Kalisher Trust Intern
Kareema comes from a non-traditional background, being the first in her family to go to University and growing up in some of the most underprivileged parts of London. Kareema is the proud mother of two sons, one who is non-verbal and suffers from a rare progressive condition called Lowes Syndrome.
Kareema’s law journey began as she dealt with all areas of law due to her son’s disability, ensuring his rights and quality of life. Kareema graduated with a first in Law from the University of Greenwich this year, where she founded the Sabina Project in honour of Sabina Nessa, who was tragically murdered. Through this project, Kareema advocated against violence against women through the media and appeared in several television interviews, speaking about the epidemic. The project also hosted two sell-out events, “Contact at all costs”, with Justice Hayden delving into the difficulties for victims of abuse in the family legal system and “End Femicide now”, marking six months after the murder of Sabina. This event platformed Sabina’s sister and Karen Ingala-Smith from the femicide census, as well as Hannan Siddiqui an expert on violence against black and minority women, it explored the criminal justice system in the context of violence against women.

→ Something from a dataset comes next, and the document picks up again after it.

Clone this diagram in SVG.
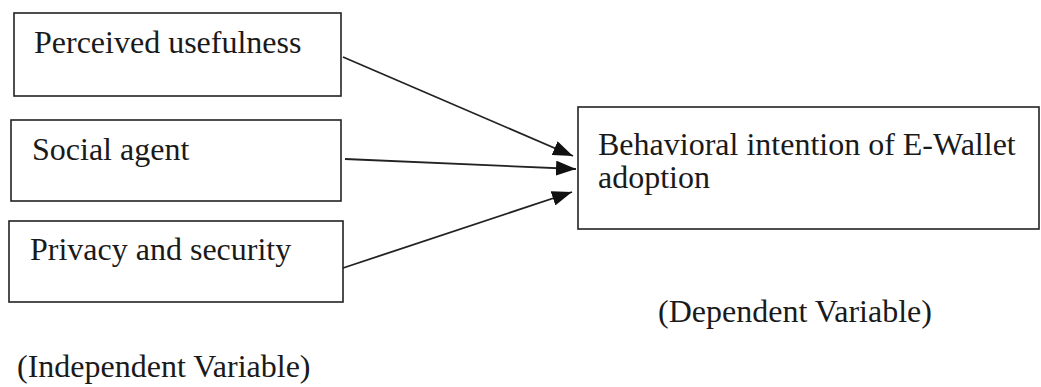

Through her work, she received the Jon Bowater Memorial Award for voluntary services, Best Community Outreach and Best New Society. After this, she undertook the first social mobility internship at the Attorney General’s office, working under three different attorneys and learning the inner workings of the government legal department. This year, she also received the Monique Viner scholarship award from Grays Inn and will be taking the Bar in January. Kareema is passionate about making the law accessible and open to all.